What you should do:
Every line below that contains "diagram" is to be copied.

Record set:
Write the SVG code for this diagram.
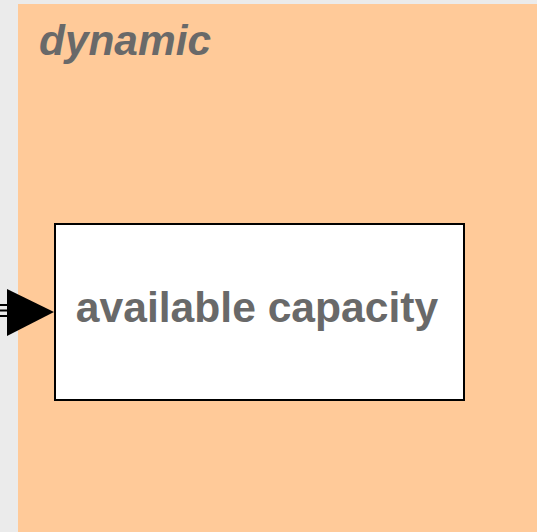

...

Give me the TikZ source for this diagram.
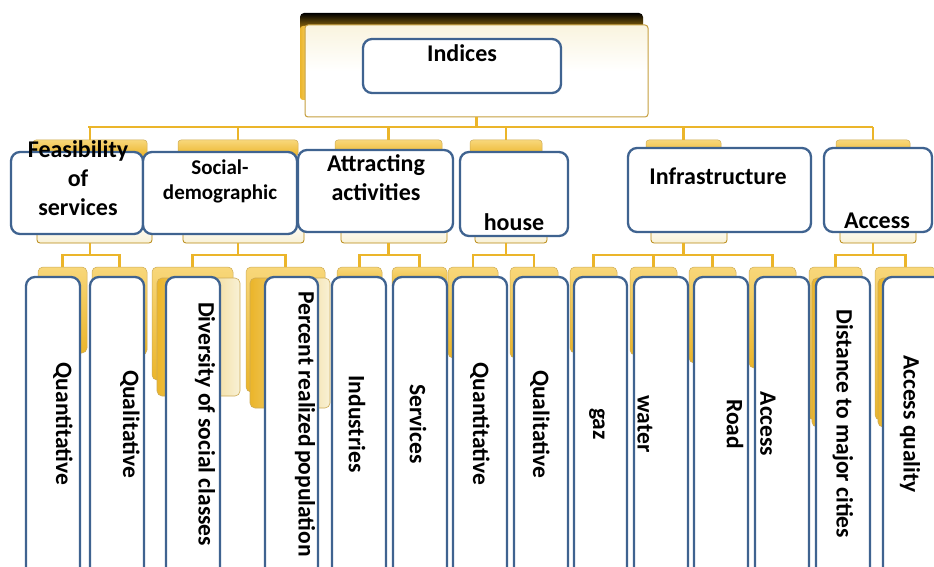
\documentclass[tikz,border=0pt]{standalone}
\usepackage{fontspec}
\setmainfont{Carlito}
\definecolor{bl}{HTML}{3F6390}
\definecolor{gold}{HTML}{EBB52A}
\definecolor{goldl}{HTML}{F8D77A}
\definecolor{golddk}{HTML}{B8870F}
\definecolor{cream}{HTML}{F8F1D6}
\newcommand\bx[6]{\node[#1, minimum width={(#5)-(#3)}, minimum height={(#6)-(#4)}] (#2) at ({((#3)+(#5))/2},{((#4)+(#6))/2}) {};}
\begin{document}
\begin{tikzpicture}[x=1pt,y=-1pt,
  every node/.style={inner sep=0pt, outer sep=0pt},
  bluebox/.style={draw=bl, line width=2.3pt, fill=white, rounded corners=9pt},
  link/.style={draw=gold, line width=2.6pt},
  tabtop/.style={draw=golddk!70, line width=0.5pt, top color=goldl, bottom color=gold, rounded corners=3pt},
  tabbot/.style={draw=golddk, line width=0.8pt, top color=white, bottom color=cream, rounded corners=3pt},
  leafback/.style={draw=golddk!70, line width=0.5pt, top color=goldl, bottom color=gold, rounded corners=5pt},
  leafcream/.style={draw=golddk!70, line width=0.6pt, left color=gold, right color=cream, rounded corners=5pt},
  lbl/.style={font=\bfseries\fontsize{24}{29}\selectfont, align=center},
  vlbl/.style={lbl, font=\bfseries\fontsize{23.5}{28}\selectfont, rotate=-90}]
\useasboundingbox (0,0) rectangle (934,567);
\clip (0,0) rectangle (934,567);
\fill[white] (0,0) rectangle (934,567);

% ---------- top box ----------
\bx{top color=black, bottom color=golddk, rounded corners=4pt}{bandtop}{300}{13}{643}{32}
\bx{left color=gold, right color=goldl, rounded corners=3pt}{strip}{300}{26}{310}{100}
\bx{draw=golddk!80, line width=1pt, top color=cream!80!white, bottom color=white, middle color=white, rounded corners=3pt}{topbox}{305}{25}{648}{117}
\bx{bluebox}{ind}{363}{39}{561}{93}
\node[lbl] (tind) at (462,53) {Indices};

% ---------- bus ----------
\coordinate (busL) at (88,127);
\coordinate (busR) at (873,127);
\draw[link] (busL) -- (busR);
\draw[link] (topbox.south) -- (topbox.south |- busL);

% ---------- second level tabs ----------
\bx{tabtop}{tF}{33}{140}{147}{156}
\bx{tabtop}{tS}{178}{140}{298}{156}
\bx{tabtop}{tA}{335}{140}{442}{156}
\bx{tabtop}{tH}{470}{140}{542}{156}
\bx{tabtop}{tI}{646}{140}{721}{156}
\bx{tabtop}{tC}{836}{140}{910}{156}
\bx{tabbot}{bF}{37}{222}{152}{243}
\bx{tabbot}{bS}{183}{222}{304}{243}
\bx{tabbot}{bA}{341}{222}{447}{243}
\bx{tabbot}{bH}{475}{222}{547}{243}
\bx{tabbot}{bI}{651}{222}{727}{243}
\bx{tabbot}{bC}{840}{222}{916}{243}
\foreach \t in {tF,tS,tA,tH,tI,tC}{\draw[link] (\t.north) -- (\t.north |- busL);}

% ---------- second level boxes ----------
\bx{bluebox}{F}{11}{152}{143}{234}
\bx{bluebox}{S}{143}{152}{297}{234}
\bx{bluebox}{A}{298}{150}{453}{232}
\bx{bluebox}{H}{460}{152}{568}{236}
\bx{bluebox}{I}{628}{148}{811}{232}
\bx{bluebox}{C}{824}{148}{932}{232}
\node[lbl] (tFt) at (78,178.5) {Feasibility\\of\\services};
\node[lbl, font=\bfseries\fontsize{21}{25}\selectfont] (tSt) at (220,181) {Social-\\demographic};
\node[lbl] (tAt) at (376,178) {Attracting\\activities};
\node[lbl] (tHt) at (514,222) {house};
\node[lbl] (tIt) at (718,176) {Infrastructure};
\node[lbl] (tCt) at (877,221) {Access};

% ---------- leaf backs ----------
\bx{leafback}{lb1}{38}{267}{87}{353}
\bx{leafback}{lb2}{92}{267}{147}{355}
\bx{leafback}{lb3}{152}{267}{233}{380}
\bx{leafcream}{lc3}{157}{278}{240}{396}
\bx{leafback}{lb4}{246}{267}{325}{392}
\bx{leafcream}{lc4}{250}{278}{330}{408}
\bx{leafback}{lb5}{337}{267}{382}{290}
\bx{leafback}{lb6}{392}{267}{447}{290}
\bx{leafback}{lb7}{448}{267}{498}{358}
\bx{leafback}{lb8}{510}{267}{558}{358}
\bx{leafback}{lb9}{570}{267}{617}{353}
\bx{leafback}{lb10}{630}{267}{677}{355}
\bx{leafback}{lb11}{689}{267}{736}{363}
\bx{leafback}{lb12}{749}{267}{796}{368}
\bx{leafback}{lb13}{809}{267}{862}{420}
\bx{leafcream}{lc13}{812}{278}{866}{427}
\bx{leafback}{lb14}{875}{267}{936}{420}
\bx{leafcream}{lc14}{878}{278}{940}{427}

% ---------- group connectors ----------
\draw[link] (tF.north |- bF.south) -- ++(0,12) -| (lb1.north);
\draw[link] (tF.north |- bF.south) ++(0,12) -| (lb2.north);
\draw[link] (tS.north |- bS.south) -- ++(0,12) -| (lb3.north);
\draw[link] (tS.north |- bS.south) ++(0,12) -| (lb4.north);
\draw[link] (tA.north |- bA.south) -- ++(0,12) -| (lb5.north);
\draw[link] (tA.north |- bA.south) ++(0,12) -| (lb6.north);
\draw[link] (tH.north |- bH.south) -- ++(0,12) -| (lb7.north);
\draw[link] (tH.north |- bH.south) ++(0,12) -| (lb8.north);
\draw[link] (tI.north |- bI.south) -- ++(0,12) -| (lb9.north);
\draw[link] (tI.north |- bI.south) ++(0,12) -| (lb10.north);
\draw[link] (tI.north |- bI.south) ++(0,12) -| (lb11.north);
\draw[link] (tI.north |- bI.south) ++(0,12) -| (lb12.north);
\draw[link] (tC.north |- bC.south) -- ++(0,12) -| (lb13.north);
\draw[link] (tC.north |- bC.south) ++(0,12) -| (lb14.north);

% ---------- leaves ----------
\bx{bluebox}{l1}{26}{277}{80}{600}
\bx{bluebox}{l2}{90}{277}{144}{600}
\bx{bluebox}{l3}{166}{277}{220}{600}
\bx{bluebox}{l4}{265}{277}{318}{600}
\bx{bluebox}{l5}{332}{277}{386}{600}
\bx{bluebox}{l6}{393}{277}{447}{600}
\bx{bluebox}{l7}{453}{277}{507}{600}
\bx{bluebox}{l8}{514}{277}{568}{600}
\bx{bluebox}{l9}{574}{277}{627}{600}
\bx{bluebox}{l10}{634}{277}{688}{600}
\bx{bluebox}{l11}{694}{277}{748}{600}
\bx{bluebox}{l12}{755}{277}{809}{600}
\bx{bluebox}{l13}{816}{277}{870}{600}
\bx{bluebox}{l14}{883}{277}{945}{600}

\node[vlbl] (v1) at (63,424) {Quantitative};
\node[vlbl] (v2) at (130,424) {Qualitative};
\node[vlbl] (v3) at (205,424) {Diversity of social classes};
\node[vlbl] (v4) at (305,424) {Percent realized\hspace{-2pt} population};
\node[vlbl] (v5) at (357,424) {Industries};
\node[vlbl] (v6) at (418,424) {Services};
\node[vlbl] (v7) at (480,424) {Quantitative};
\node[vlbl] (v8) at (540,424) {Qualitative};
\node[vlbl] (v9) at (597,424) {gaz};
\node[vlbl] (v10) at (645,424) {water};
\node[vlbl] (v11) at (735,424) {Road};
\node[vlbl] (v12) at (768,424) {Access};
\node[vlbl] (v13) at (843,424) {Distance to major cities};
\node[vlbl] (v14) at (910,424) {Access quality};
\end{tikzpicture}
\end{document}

Answer below:
Write the SVG code for this diagram.
Give me the TikZ source for this diagram.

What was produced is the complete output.